Eski nesiller o günleri yaşasın, yeni nesiller öğrensin.. Ben bu hikayeyi facebook’tan aldım ve sizinle paylaşıyorum.
1930’lu yıllarda Erzurum’un İspir kazasından göç eden İspirli fırının kurucusu Mehmet Kaya şu anki yerinde küçük bir fırın açmaya karar verir. Aileden gelen fırın işine Ordu’da da devam eden Mehmet usta çıkardığı somun ekmeğinin lezzeti ve gelen yoğun talep karşısında işletmesini büyütür. 1958 yılından beri İspirli Fırınının tezgâh dâhil her işinde çalışan emektar ustası Tevfik Saraçoğlu bugün 75 yaşında olmasına rağmen eski enerjisi ve heyecanını halen koruyor. Tevfik Ustaya göre neredeyse ömrünü verdiği İspirli Fırını için duygularını şöyle aktarıyor:
“İspirli’li Mehmet Usta, fırıncılık yapmaya başladığı ilk günden beri suyundan, ununa, mayasından ateşine kadar ekmeğin her şeyi ile hassas bir şekilde birebir ilgilenirdi. 1959 yılında iki katlı kâgir fırını yıkıp, yan taraftaki gecekondu şeklindeki eski binayı da satın alarak şimdiki binayı yaptı. O yıllarda ekmek çok satılırdı, fırın en fazla 8-10 taneydi. O zamanlar Toprak Mahsullerinin meşhur “Ofis” unu ile ekmek yapardık. 70 kiloluk un çuvalları vardı. Bir günde 50-60 çuval un işlediğimiz olurdu. Odun ateşi ile pişen ekmeklerin daha iyi kabarması için çiçek mayası kullanırdık. İspirli’li Mehmet Usta ekmeklerinde o gün, bugün hiçbir katkı maddesi kullanmamayı prensip edinmişti. Bugün bile İspirli fırınındaki ekmeğin lezzetini, kokusunu ve farkını bilen, tanıyan müşterilerimiz halen fırın önünde iyi ve kaliteli bir ekmek alabileceğinden emin olarak kuyruk olup, sıraya giriyor.

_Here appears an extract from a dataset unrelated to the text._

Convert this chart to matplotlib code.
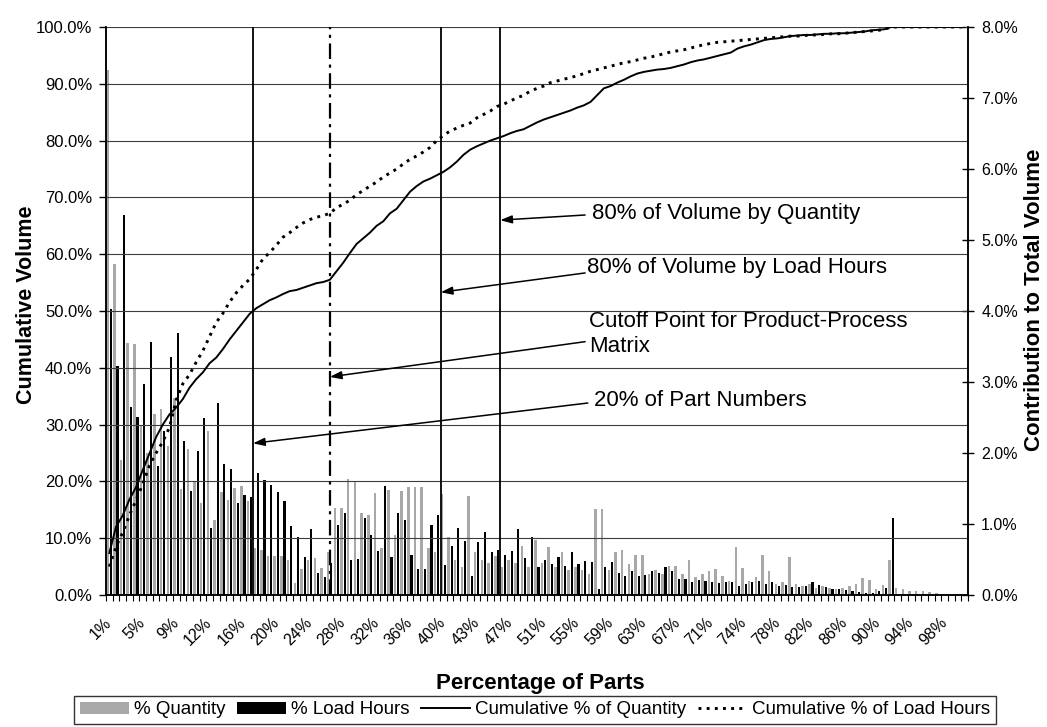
import numpy as np
import matplotlib
matplotlib.use("Agg")
import matplotlib.pyplot as plt
from matplotlib.patches import Patch
from matplotlib.lines import Line2D

plt.rcParams['font.family'] = ['Liberation Sans', 'DejaVu Sans']

# ---------------- data ----------------
tick_labels = ['1%', '5%', '9%', '12%', '16%', '20%', '24%', '28%', '32%', '36%',
               '40%', '43%', '47%', '51%', '55%', '59%', '63%', '67%', '71%', '74%',
               '78%', '82%', '86%', '90%', '94%', '98%']
label_every = 5

# % Quantity (right axis, % of total volume) per part-number category
pct_quantity = [
    7.39, 4.66, 1.90, 3.55, 3.54, 2.40, 2.00, 2.55, 2.62, 2.10,
    2.78, 1.50, 2.05, 1.60, 1.30, 2.31, 1.06, 1.45, 1.34, 1.51,
    1.53, 1.32, 0.66, 0.64, 0.55, 0.55, 0.55, 0.50, 0.17, 0.36,
    0.50, 0.52, 0.38, 0.60, 1.23, 1.23, 1.63, 1.61, 1.16, 1.13,
    1.44, 0.66, 1.48, 0.85, 1.46, 1.52, 1.52, 1.52, 0.66, 0.61,
    1.42, 0.81, 0.50, 0.40, 1.40, 0.60, 0.50, 0.45, 0.55, 0.40,
    0.50, 0.45, 0.69, 0.40, 0.78, 0.45, 0.67, 0.40, 0.60, 0.35,
    0.40, 0.35, 0.30, 1.21, 1.21, 0.35, 0.60, 0.64, 0.43, 0.56,
    0.56, 0.30, 0.35, 0.30, 0.41, 0.41, 0.30, 0.49, 0.25, 0.29,
    0.34, 0.36, 0.27, 0.20, 0.68, 0.38, 0.20, 0.25, 0.57, 0.34,
    0.15, 0.18, 0.54, 0.15, 0.12, 0.15, 0.10, 0.12, 0.10, 0.08,
    0.10, 0.12, 0.15, 0.24, 0.21, 0.08, 0.14, 0.49, 0.10, 0.08,
    0.06, 0.05, 0.05, 0.04, 0.03, 0.02, 0.00, 0.00, 0.00]

# % Load Hours (right axis)
pct_load_hours = [
    4.03, 3.22, 5.35, 2.65, 2.51, 2.97, 3.57, 1.81, 2.31, 3.35,
    3.69, 2.17, 1.47, 2.03, 2.50, 0.95, 2.70, 1.85, 1.77, 1.30,
    1.41, 1.38, 1.72, 1.62, 1.55, 1.45, 1.33, 0.97, 0.82, 0.54,
    0.93, 0.31, 0.25, 0.45, 0.99, 1.16, 0.50, 0.51, 1.08, 0.85,
    0.62, 1.53, 0.54, 1.16, 1.05, 0.56, 0.37, 0.37, 0.99, 1.13,
    0.42, 0.69, 0.94, 0.76, 0.27, 0.75, 0.89, 0.61, 0.64, 0.57,
    0.62, 0.93, 0.52, 0.81, 0.40, 0.50, 0.43, 0.53, 0.41, 0.60,
    0.44, 0.48, 0.46, 0.08, 0.40, 0.46, 0.31, 0.27, 0.34, 0.27,
    0.28, 0.34, 0.31, 0.39, 0.34, 0.22, 0.22, 0.19, 0.21, 0.20,
    0.19, 0.17, 0.19, 0.18, 0.12, 0.15, 0.18, 0.20, 0.16, 0.18,
    0.12, 0.14, 0.11, 0.11, 0.13, 0.18, 0.14, 0.11, 0.08, 0.09,
    0.07, 0.05, 0.04, 0.03, 0.03, 0.05, 0.10, 1.08, 0.00, 0.00,
    0.00, 0.00, 0.00, 0.00, 0.00, 0.00, 0.00, 0.00, 0.00]

# Cumulative % of Quantity (left axis)
cum_quantity = [
    7.4, 12.0, 14.0, 16.8, 19.0, 22.0, 24.9, 27.8, 30.0, 31.8,
    33.0, 34.5, 36.5, 38.0, 39.2, 40.8, 41.8, 43.3, 45.0, 46.5,
    48.0, 49.5, 50.5, 51.2, 51.9, 52.4, 53.0, 53.5, 53.7, 54.1,
    54.5, 54.9, 55.1, 55.5, 57.0, 58.5, 60.2, 61.8, 62.8, 63.8,
    65.0, 65.8, 67.2, 68.0, 69.5, 71.0, 72.0, 72.8, 73.3, 73.9,
    74.5, 75.3, 76.3, 77.5, 78.4, 79.0, 79.5, 80.0, 80.4, 80.8,
    81.3, 81.7, 82.0, 82.6, 83.2, 83.7, 84.1, 84.5, 84.9, 85.3,
    85.8, 86.2, 86.8, 88.0, 89.2, 89.6, 90.2, 90.7, 91.3, 91.8,
    92.1, 92.3, 92.5, 92.6, 92.8, 93.1, 93.4, 93.8, 94.1, 94.3,
    94.6, 94.9, 95.2, 95.5, 96.2, 96.6, 96.9, 97.3, 97.7, 97.9,
    98.0, 98.2, 98.4, 98.5, 98.6, 98.6, 98.7, 98.8, 98.8, 98.9,
    98.9, 99.0, 99.1, 99.2, 99.4, 99.5, 99.6, 100.0, 100.0, 100.0,
    100.0, 100.0, 100.0, 100.0, 100.0, 100.0, 100.0, 100.0, 100.0]

# Cumulative % of Load Hours (left axis)
cum_load_hours = [
    5.0, 8.5, 11.0, 14.0, 16.7, 19.5, 22.8, 25.0, 27.0, 29.5,
    34.3, 37.2, 38.8, 41.0, 43.0, 45.5, 48.0, 49.6, 51.6, 53.2,
    54.5, 55.6, 57.3, 59.2, 60.3, 61.6, 63.0, 63.8, 64.7, 65.5,
    66.1, 66.5, 66.8, 67.2, 68.2, 68.8, 69.5, 70.5, 71.2, 72.0,
    72.7, 73.6, 74.3, 75.0, 75.9, 76.7, 77.3, 78.0, 78.8, 80.0,
    80.9, 81.7, 82.2, 82.7, 83.1, 84.0, 84.6, 85.2, 86.0, 86.4,
    87.0, 87.5, 88.0, 88.7, 89.2, 89.6, 90.2, 90.5, 90.8, 91.1,
    91.4, 91.8, 92.2, 92.5, 92.8, 93.1, 93.4, 93.7, 93.9, 94.2,
    94.5, 94.7, 95.0, 95.3, 95.6, 95.8, 96.0, 96.3, 96.6, 96.9,
    97.1, 97.3, 97.4, 97.5, 97.6, 97.7, 97.8, 97.9, 98.0, 98.1,
    98.2, 98.3, 98.4, 98.4, 98.5, 98.6, 98.6, 98.7, 98.8, 98.8,
    98.9, 99.0, 99.1, 99.2, 99.3, 99.4, 99.6, 100.0, 100.0, 100.0,
    100.0, 100.0, 100.0, 100.0, 100.0, 100.0, 100.0, 100.0, 100.0]

# reference markers (category position, 0-based)
part20_pos = 21.5       # 20% of Part Numbers
cutoff_pos = 33.0       # Cutoff point for product-process matrix
load80_pos = 49.6       # 80% of volume by load hours
qty80_pos = 58.5        # 80% of volume by quantity

# ---------------- figure ----------------
W, H = 1047, 727
L, R, T, B = 106, 968, 27, 595
fig = plt.figure(figsize=(W / 100, H / 100), dpi=100)
ax_bar = fig.add_axes([L / W, 1 - B / H, (R - L) / W, (B - T) / H])
ax_cum = ax_bar.twinx()

n = len(pct_quantity)
x = np.arange(n)

ax_bar.bar(x - 0.25, pct_quantity, width=0.38, color='#a8a8a8', linewidth=0)
ax_bar.bar(x + 0.22, pct_load_hours, width=0.32, color='black', linewidth=0)
ax_bar.set_xlim(-0.5, n - 0.5)
ax_bar.set_ylim(0, 8)

ax_cum.set_ylim(0, 100)
ax_cum.plot(x, cum_quantity, color='black', lw=1.4, zorder=4)
ax_cum.plot(x, cum_load_hours, color='black', lw=2.1, linestyle=(0, (1, 1.8)),
            dash_capstyle='butt', zorder=4)

# axes / ticks
ax_bar.yaxis.tick_right()
ax_cum.yaxis.tick_left()
ax_bar.set_yticks(np.arange(0, 9, 1))
ax_bar.set_yticklabels([f'{v:.1f}%' for v in np.arange(0, 9, 1)], fontsize=11.5)
ax_bar.tick_params(axis='y', which='major', direction='inout', length=9, width=1, pad=5)
ax_cum.set_yticks(np.arange(0, 101, 10))
ax_cum.set_yticklabels([f'{v:.1f}%' for v in np.arange(0, 101, 10)], fontsize=12)
ax_cum.tick_params(axis='y', which='major', direction='out', length=5, width=1, pad=5)
ax_cum.grid(axis='y', color='#3c3c3c', lw=0.8)

ax_bar.set_xticks(x[::label_every])
ax_bar.set_xticklabels(tick_labels, rotation=45, ha='right', va='center',
                       rotation_mode='anchor', fontsize=11.5)
ax_bar.tick_params(axis='x', which='major', length=0, pad=18)
ax_bar.set_xticks(np.arange(n + 1) - 0.5, minor=True)
ax_bar.tick_params(axis='x', which='minor', direction='out', length=4, width=0.8)

for a in (ax_bar, ax_cum):
    a.spines['top'].set_visible(False)
    for s in ('left', 'right', 'bottom'):
        a.spines[s].set_linewidth(1.1)
        a.spines[s].set_color('black')

# reference lines
for pos in (part20_pos, load80_pos, qty80_pos):
    ax_cum.axvline(pos, color='black', lw=1.3, zorder=3)
ax_cum.axvline(cutoff_pos, color='black', lw=1.6, linestyle=(0, (7, 2.5, 1.4, 2.5)), zorder=3)

arrow = dict(arrowstyle='-|>,head_length=0.35,head_width=0.12', color='black',
             lw=1.1, mutation_scale=20, shrinkA=0, shrinkB=0)
fs_ann = 16
ax_cum.annotate('', xy=(qty80_pos, 66.0), xytext=(71.2, 66.9), arrowprops=arrow)
ax_cum.text(72.2, 67.1, '80% of Volume by Quantity', ha='left', va='center', fontsize=fs_ann)
ax_cum.annotate('', xy=(load80_pos, 53.3), xytext=(71.2, 56.7), arrowprops=arrow)
ax_cum.text(71.5, 57.6, '80% of Volume by Load Hours', ha='left', va='center', fontsize=fs_ann)
ax_cum.annotate('', xy=(cutoff_pos, 38.4), xytext=(71.2, 44.6), arrowprops=arrow)
ax_cum.text(71.8, 45.95, 'Cutoff Point for Product-Process\nMatrix', ha='left', va='center',
            fontsize=fs_ann, linespacing=1.3)
ax_cum.annotate('', xy=(part20_pos, 26.7), xytext=(71.6, 33.8), arrowprops=arrow)
ax_cum.text(72.5, 34.3, '20% of Part Numbers', ha='left', va='center', fontsize=fs_ann)

# axis titles
fig.text(27 / W, 1 - 305 / H, 'Cumulative Volume', rotation=90, ha='center', va='center',
         fontsize=15.5, fontweight='bold')
fig.text(1035 / W, 1 - 300 / H, 'Contribution to Total Volume', rotation=90, ha='center',
         va='center', fontsize=16, fontweight='bold')
fig.text(540 / W, 1 - 683 / H, 'Percentage of Parts', ha='center', va='center',
         fontsize=16, fontweight='bold')

# legend
handles = [Patch(facecolor='#a8a8a8', edgecolor='none'),
           Patch(facecolor='black', edgecolor='none'),
           Line2D([], [], color='black', lw=1.4),
           Line2D([], [], color='black', lw=2.1, linestyle=(0, (1, 1.8)))]
labels = ['% Quantity', '% Load Hours', 'Cumulative % of Quantity', 'Cumulative % of Load Hours']
leg = fig.legend(handles, labels, loc='center', bbox_to_anchor=(535 / W, 1 - 710 / H),
                 ncol=4, frameon=True, fancybox=False, edgecolor='black', fontsize=13.5,
                 handlelength=2.6, handleheight=0.6, handletextpad=0.3, columnspacing=0.6,
                 borderpad=0.3, borderaxespad=0)
leg.get_frame().set_linewidth(1.0)

fig.savefig('out.png', dpi=100)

O yıllarda köylü daha çok kendi tarlasına ektiği mısırdan, çorumdan karıştırarak ununu yaptığı adına “katık” dediği mısır ekmeğini tercih ediyordu. Yokluk yıllarında köylünün, kentlinin ucuz ve sağlıklı bir şekilde karnını doyurmasında yine fırınlar devredeydi. Çarşıda fırınların içinde tezgâhlar kurulmuş zeytin, helva, et kavurma gibi nevaleleri ekmek arasında vatandaşa sunuluyordu.

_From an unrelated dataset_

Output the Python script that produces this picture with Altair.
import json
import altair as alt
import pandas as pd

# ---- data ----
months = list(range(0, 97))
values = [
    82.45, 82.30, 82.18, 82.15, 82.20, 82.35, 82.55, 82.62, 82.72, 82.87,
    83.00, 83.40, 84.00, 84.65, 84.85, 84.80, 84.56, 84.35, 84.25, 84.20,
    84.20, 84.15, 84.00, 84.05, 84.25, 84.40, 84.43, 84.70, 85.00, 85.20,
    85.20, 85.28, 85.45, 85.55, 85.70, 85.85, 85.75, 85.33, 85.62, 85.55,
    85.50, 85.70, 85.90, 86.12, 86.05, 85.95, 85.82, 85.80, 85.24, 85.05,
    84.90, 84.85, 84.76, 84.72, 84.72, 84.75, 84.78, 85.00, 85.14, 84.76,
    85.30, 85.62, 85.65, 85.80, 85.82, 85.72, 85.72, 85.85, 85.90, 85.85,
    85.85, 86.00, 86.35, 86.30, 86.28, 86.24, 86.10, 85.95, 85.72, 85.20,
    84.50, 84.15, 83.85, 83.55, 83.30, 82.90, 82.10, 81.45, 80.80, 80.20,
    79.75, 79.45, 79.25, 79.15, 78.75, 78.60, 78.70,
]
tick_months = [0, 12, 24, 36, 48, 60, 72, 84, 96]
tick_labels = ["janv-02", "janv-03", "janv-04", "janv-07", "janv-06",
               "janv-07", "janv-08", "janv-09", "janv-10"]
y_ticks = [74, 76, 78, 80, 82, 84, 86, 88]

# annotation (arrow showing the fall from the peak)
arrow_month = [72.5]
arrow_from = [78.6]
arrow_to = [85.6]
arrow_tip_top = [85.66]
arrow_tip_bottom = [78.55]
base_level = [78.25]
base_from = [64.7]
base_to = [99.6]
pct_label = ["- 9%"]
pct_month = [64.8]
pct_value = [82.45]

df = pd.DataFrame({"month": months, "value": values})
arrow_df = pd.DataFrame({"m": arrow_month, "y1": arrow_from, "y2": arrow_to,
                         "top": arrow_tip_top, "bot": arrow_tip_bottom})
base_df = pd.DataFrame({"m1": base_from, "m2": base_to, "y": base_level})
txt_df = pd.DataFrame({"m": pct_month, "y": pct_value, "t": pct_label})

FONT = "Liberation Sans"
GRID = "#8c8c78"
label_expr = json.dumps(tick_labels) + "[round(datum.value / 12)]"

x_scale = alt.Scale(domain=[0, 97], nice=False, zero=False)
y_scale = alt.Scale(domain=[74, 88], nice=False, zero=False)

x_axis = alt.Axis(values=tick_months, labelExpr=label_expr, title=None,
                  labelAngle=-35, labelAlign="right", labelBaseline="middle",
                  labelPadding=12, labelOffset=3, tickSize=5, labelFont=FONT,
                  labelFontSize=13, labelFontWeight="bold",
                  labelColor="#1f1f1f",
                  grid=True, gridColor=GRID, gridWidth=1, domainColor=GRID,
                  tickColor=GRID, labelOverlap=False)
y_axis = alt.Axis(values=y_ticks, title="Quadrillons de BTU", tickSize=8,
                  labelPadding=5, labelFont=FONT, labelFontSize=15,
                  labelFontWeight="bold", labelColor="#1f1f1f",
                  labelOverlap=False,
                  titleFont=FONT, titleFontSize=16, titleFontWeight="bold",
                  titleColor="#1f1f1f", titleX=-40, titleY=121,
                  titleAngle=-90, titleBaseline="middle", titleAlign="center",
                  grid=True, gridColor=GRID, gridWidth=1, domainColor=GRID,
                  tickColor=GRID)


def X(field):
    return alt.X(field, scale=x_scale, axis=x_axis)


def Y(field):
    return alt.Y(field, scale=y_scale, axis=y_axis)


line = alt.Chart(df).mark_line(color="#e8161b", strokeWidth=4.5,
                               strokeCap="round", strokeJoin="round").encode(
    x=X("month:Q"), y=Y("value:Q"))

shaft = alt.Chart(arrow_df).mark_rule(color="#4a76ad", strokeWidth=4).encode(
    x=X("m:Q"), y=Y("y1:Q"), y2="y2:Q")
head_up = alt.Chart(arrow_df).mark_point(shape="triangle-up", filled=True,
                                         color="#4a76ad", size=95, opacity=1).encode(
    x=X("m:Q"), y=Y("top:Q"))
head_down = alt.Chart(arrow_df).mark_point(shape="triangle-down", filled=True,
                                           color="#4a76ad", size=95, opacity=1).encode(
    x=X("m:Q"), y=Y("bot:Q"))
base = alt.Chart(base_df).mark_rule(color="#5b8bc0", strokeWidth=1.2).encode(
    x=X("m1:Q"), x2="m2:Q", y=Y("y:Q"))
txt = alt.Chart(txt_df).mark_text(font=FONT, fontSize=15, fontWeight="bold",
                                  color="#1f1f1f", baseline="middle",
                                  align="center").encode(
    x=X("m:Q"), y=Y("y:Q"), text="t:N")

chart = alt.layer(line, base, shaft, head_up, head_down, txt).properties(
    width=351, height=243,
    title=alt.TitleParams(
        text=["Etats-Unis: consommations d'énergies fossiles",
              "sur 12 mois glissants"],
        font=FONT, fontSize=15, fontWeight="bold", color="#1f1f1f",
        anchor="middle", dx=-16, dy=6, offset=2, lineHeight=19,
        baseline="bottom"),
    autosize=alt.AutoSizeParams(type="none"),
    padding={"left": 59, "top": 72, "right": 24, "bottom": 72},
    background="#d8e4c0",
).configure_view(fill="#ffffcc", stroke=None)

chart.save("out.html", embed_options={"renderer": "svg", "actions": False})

Fırınlarda çıkan taze buğday somunu 25 kuruş ve yaklaşık 1200 gramdı. O yıllarda da Ordu’daki lokantalarda çıkan yemekler çok lezzetliydi ama oldukça da pahalıydı. Bir tabak yemek 50 kuruştu. Yarım ekmeğe 12,5 kuruş verip, içine de güzelce bir kavurma veya helva koydurup, insanlar oldukça ucuza kendini doyuruyordu. Yine Ordu’ya pazara gelen köylüler, ürünlerini satınca “Çarşı ekmeği” yani buğday ekmeğini şekerli simitlerini şeleğine, sepetine bolca doldurur, köyde bekleşen ailesine hediye olarak götürürdü” diye emektar Tevfik usta geçmişi dillendiriyor.

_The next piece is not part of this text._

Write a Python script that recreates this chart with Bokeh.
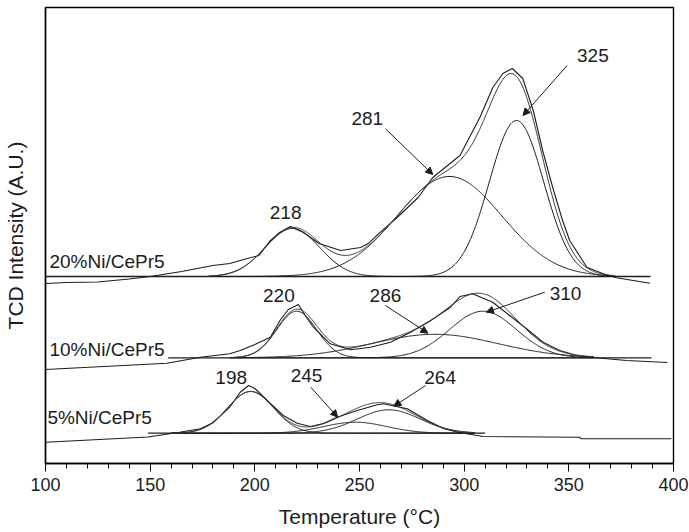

Ordu’da farklı lezzetiyle ve başarıyla fırıncılık mesleğini sürdürüp bir marka olan, İspirli’li Mehmet Kaya, 1977 yılında vefat etti. Mehmet Ustanın üç çocuğu da fırınla ilgilenmemiş kendilerini tahsile vermişti. Bir kızı avukat, bir kızı doktor, bir oğlu da elektrik mühendisi olmuştu. İspirli fırını Mehmet Kaya ustanın eşi Habibe hanımın üzerinde kalmıştı. Ama fırın tam gaz ekmek üretmeye devam ediyordu. Fırının idaresini de kardeşi Aziz Beyin oğlu Mustafa Kaya üstlenmişti. 1987 yılında Mustafa Kaya’nın da vefat etmesi üzerine yine son kuşak olan yeğeni amcalarının yanında öğrendiği fırıncılık mesleğini başarıyla devam ettiriyordu. 1962 doğumlu olan son kuşak, Mehmet Kaya fırıncılık mesleğinde öğrendiği lezzet sırlarıyla birlikte, 1990 yılında fırının arkasında “Yükçüler Sokak’ta İspirli Pide, Pizza ve Kebap Salonu adı altında bir işletme açmış ve servisi, hizmeti ve lezzeti ile Ordu’da salon pideciliğinde farklı bir kavram başlatmıştı. İspirli fırını ise Habibe Kaya Hanımın torunlarından birisi tarafından işletiliyor ama her şeyle emektar Tevfik Saraçoğlu usta ilgileniyor.